In the entries below, find the line with "Write a Python" and the line with "import pandas as pd", then retype both and everything between them exactly. Do not copy the pictures.

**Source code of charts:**
——

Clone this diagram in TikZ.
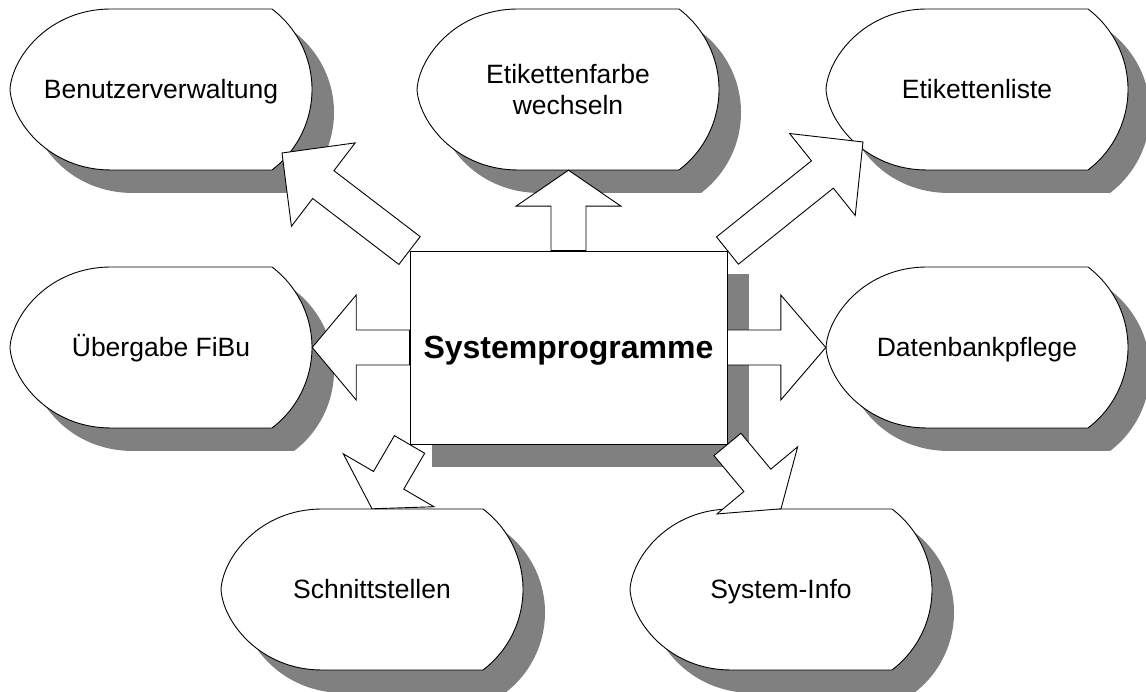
\documentclass[tikz,border=0pt]{standalone}
\usepackage{fontspec}
\setmainfont{Liberation Sans}
\usetikzlibrary{calc,shadows}
\definecolor{shadowgray}{RGB}{128,128,128}
\tikzset{
  outline/.style={draw=black, line width=0.9pt, fill=white, line join=miter},
  shadowfill/.style={fill=shadowgray},
  lbl/.style={minimum width=302pt, minimum height=161pt, inner sep=0pt,
    font=\fontsize{26.5}{30.5}\selectfont, text height=19pt, text depth=0pt},
  mainbox/.style={outline, minimum width=317pt, minimum height=193pt, inner sep=0pt,
    font=\bfseries\fontsize{32}{38}\selectfont, text height=23pt, text depth=0pt,
    drop shadow={shadow xshift=22pt, shadow yshift=-23pt, fill=shadowgray, opacity=1}},
  arrowbody/.style={outline},
}
% block arrow: tail, tip, head length, head half width (shaft half width 17.5pt)
\newcommand\blockarrow[4]{%
  \coordinate (ba-t) at (#1);
  \coordinate (ba-p) at (#2);
  \coordinate (ba-n) at ($(ba-p)!#3!(ba-t)$);
  \draw[arrowbody] ($(ba-t)!17.5pt!90:(ba-p)$) -- ($(ba-n)!17.5pt!90:(ba-p)$)
    -- ($(ba-n)!#4!90:(ba-p)$) -- (ba-p) -- ($(ba-n)!#4!-90:(ba-p)$)
    -- ($(ba-n)!17.5pt!-90:(ba-p)$) -- ($(ba-t)!17.5pt!-90:(ba-p)$) -- cycle;
}
\begin{document}
\begin{tikzpicture}[x=1pt,y=1pt]
\useasboundingbox (0,0) rectangle (1146,692);
\fill[white] (0,0) rectangle (1146,692);

% display-shaped boxes around the centre
\foreach \n/\x/\y/\t in {
  benutzer/161/602.5/Benutzerverwaltung,
  farbe/568/602.5/{\begin{tabular}{@{}c@{}}Etikettenfarbe\\wechseln\end{tabular}},
  liste/977/602.5/Etikettenliste,
  uebergabe/161/344.5/Übergabe FiBu,
  datenbank/977/344.5/Datenbankpflege,
  schnitt/372/102.5/Schnittstellen,
  sysinfo/781/102.5/System-Info}{
  \begin{scope}[shift={(\x,\y)}]
    \fill[shadowfill, shift={(22,-23)}] (-50,80.5) -- (111,80.5)
      arc[start angle=52.85, end angle=-52.85, radius=101pt] -- (-50,-80.5)
      .. controls (-112,-80.5) and (-149,-32.5) .. (-151,0)
      .. controls (-149,32.5) and (-112,80.5) .. cycle;
    \draw[outline] (-50,80.5) -- (111,80.5)
      arc[start angle=52.85, end angle=-52.85, radius=101pt] -- (-50,-80.5)
      .. controls (-112,-80.5) and (-149,-32.5) .. (-151,0)
      .. controls (-149,32.5) and (-112,80.5) .. cycle;
    \node[lbl] (\n) at (0,0) {\t};
  \end{scope}
}

% central box
\node[mainbox] (sys) at (568.5,344.5) {Systemprogramme};

% arrow tips on the upper diagonal targets
\coordinate (tipbenutzer) at ($(benutzer.center)+(121,-63.5)$);
\coordinate (tipliste) at ($(liste.center)+(-114,-52.5)$);

\blockarrow{sys.north}{sys.north |- farbe.south}{36pt}{52.5pt}
\blockarrow{sys.west}{uebergabe.east}{44pt}{52.5pt}
\blockarrow{sys.east}{datenbank.west}{45pt}{52.5pt}
\blockarrow{sys.north west}{tipbenutzer}{52pt}{52.5pt}
\blockarrow{sys.north east}{tipliste}{52pt}{52.5pt}
\blockarrow{sys.south west}{schnitt.north}{33pt}{52.5pt}
\blockarrow{sys.south east}{sysinfo.north}{37pt}{52.5pt}
\end{tikzpicture}
\end{document}
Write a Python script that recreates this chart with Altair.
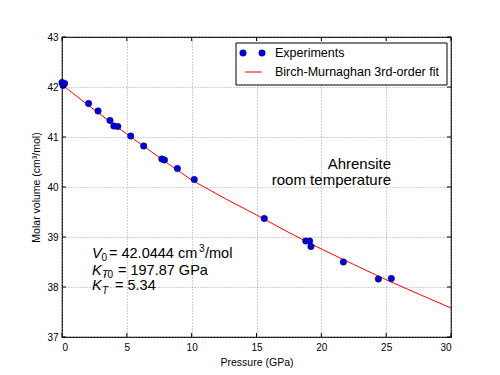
import altair as alt
import pandas as pd

exp_pressure = [0.0, 0.08, 0.2, 2.05, 2.78, 3.70, 4.0, 4.3, 5.3, 6.3, 7.7, 7.9,
                8.9, 10.2, 15.6, 18.8, 19.1, 19.2, 21.7, 24.4, 25.4]
exp_volume = [42.09, 42.03, 42.07, 41.67, 41.52, 41.33, 41.22, 41.21, 41.02, 40.82,
              40.56, 40.54, 40.37, 40.15, 39.37, 38.92, 38.92, 38.81, 38.50, 38.16, 38.17]

# Birch-Murnaghan fit curve
fit_pressure = [0, 2.5, 5, 7.5, 10, 12.5, 15, 17.5, 20, 22.5, 25, 27.5, 30]
fit_volume = [42.044, 41.54, 41.06, 40.59, 40.14, 39.78, 39.44, 39.09, 38.76, 38.45,
              38.145, 37.86, 37.58]

x_ticks = [0, 5, 10, 15, 20, 25, 30]
y_ticks = [37, 38, 39, 40, 41, 42, 43]

W, H = 389, 300
FONT = "Liberation Sans"

xs = alt.Scale(domain=[0, 30], nice=False)
ys = alt.Scale(domain=[37, 43], nice=False)

exp_df = pd.DataFrame({"p": exp_pressure, "v": exp_volume})
fit_df = pd.DataFrame({"p": fit_pressure, "v": fit_volume})
xt_df = pd.DataFrame({"p": x_ticks})
yt_df = pd.DataFrame({"v": y_ticks})
one = pd.DataFrame({"a": [0]})

grid_kw = dict(grid=True, gridDash=[1, 2], gridColor="#888888", gridWidth=0.8,
               tickSize=0, domain=False, labelFont=FONT, labelFontSize=10,
               labelColor="black", titleFont=FONT, titleFontSize=10.5,
               titleFontWeight="normal", titleColor="black")

x_axis = alt.Axis(values=x_ticks, title="Pressure (GPa)", labelPadding=5,
                  titlePadding=5, **grid_kw)
y_axis = alt.Axis(values=y_ticks, title="Molar volume (cm³/mol)", labelPadding=4,
                  titlePadding=5, **grid_kw)

X = alt.X("p:Q", scale=xs, axis=x_axis)
Y = alt.Y("v:Q", scale=ys, axis=y_axis)

fit_line = alt.Chart(fit_df).mark_line(color="#ff0000", strokeWidth=1).encode(x=X, y=Y)

points = alt.Chart(exp_df).mark_circle(size=42, opacity=1, color="#0000d8",
                                       stroke="#000060", strokeWidth=0.5).encode(x=X, y=Y)

# inward tick marks
tk = dict(color="black", strokeWidth=1)
xb = alt.Chart(xt_df).mark_rule(**tk).encode(x=X, y=alt.value(H), y2=alt.value(H - 4))
xtp = alt.Chart(xt_df).mark_rule(**tk).encode(x=X, y=alt.value(0), y2=alt.value(4))
yl = alt.Chart(yt_df).mark_rule(**tk).encode(y=Y, x=alt.value(0), x2=alt.value(4))
yr = alt.Chart(yt_df).mark_rule(**tk).encode(y=Y, x=alt.value(W), x2=alt.value(W - 4))


def txt(s, x, y, size=14.5, italic=False, align="left", font=FONT):
    return alt.Chart(one).mark_text(
        text=s, font=font, fontSize=size, align=align, baseline="alphabetic",
        fontStyle="italic" if italic else "normal", color="black"
    ).encode(x=alt.value(x), y=alt.value(y))


# annotation
ann = [
    txt("Ahrensite", 329, 132, 15, align="right"),
    txt("room temperature", 329, 148, 15, align="right"),
    # line 1
    txt("V", 30, 221, 14.5, italic=True),
    txt("0", 39.5, 224, 10),
    txt("= 42.0444 cm", 47, 221, 14.5),
    txt("3", 137, 215, 10),
    txt("/mol", 143, 221, 14.5),
    # line 2
    txt("K", 30, 238, 14.5, italic=True),
    txt("T", 40, 241, 10, italic=True),
    txt("0", 45.5, 241, 10),
    txt("= 197.87 GPa", 56, 238, 14.5),
    # line 3
    txt("K", 30, 253, 14.5, italic=True),
    txt("′", 41.5, 246, 13, font="DejaVu Sans"),
    txt("T", 40, 257, 10, italic=True),
    txt("= 5.34", 53, 253, 14.5),
]

# legend
leg_box = alt.Chart(one).mark_rect(fill="white", stroke="black", strokeWidth=1).encode(
    x=alt.value(174), x2=alt.value(385), y=alt.value(6), y2=alt.value(48))
leg_dots = alt.Chart(pd.DataFrame({"lx": [181, 200]})).mark_circle(
    size=42, opacity=1, color="#0000d8", stroke="#000060", strokeWidth=0.5).encode(
    x=alt.X("lx:Q", scale=None, axis=None), y=alt.value(16))
leg_line = alt.Chart(one).mark_rule(color="#ff0000", strokeWidth=1).encode(
    x=alt.value(183), x2=alt.value(200), y=alt.value(35))
leg_txt = [
    txt("Experiments", 213, 20, 12.5),
    txt("Birch-Murnaghan 3rd-order fit", 213, 39, 12.5),
]

chart = alt.layer(
    fit_line, points, xb, xtp, yl, yr, *ann, leg_box, leg_dots, leg_line, *leg_txt
).properties(
    width=W, height=H,
    background="white",
    autosize=alt.AutoSizeParams(type="none"),
    padding={"left": 62, "top": 37, "right": 49, "bottom": 38},
).configure_view(
    stroke="black", strokeWidth=1.2
)

chart.save("out.html", embed_options={"renderer": "svg", "actions": False})
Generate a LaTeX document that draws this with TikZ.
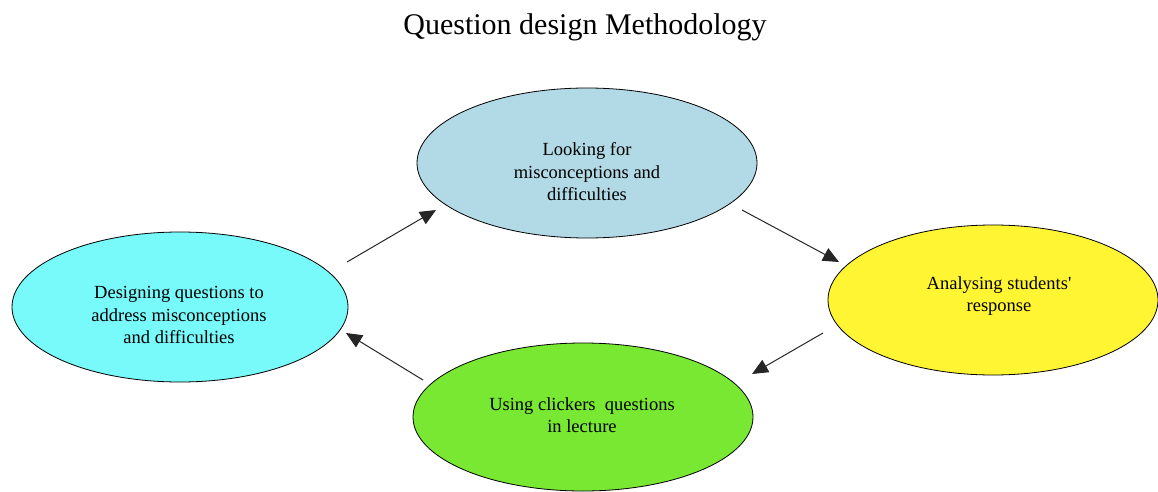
\documentclass[tikz,border=0pt]{standalone}
\usepackage{fontspec}
\setmainfont{Liberation Serif}
\usetikzlibrary{shapes.geometric,arrows.meta}
\definecolor{cLook}{RGB}{178,218,230}
\definecolor{cAnal}{RGB}{255,245,50}
\definecolor{cDes}{RGB}{120,250,250}
\definecolor{cUse}{RGB}{120,232,50}
\tikzset{
  blob/.style={ellipse, draw=black, line width=0.8pt, inner sep=0pt},
  lbl/.style={align=center, font=\fontsize{18.5}{22.5}\selectfont, text=black},
  arr/.style={draw=black!85, line width=1pt, -{Triangle[length=16pt,width=14pt]}},
}
\begin{document}
\begin{tikzpicture}[x=1pt,y=-1pt]
\useasboundingbox (0,0) rectangle (1158,492);
\node (title) at (585,27) {\fontsize{30}{34}\selectfont Question design Methodology};
\node[blob, fill=cLook, minimum width=340pt, minimum height=150pt] (look) at (587,163) {};
\node[blob, fill=cAnal, minimum width=330pt, minimum height=150pt] (anal) at (993,300) {};
\node[blob, fill=cDes, minimum width=336pt, minimum height=150pt] (des) at (180,307) {};
\node[blob, fill=cUse, minimum width=340pt, minimum height=148pt] (use) at (583,417) {};
\node[lbl] (looktxt) at (587,172) {Looking for\\misconceptions and\\difficulties};
\node[lbl] (analtxt) at (999,296) {Analysing students\textquotesingle\\response};
\node[lbl] (destxt) at (179,315) {Designing questions to\\address misconceptions\\and difficulties};
\node[lbl] (usetxt) at (582,415) {Using clickers\ \ questions\\in lecture};
\coordinate (a1s) at (347,262); \coordinate (a1e) at (436,210);
\coordinate (a2s) at (742,210); \coordinate (a2e) at (839,262);
\coordinate (a3s) at (823,333); \coordinate (a3e) at (752,374);
\coordinate (a4s) at (423,380); \coordinate (a4e) at (346,333);
\draw[arr] (a1s) -- (a1e);
\draw[arr] (a2s) -- (a2e);
\draw[arr] (a3s) -- (a3e);
\draw[arr] (a4s) -- (a4e);
\end{tikzpicture}
\end{document}
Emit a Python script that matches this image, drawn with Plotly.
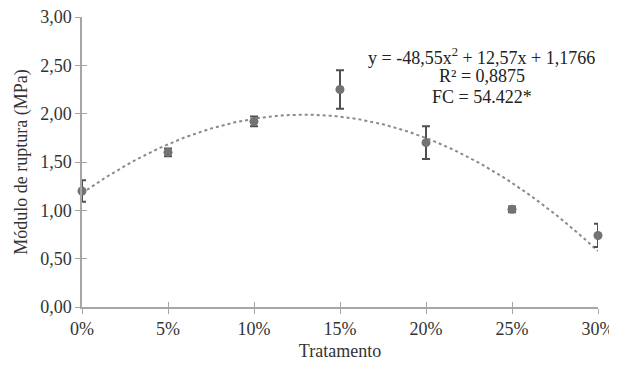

——

**TASK SOLUTION:**
Write a Python script that recreates this chart with Altair.
import altair as alt
import pandas as pd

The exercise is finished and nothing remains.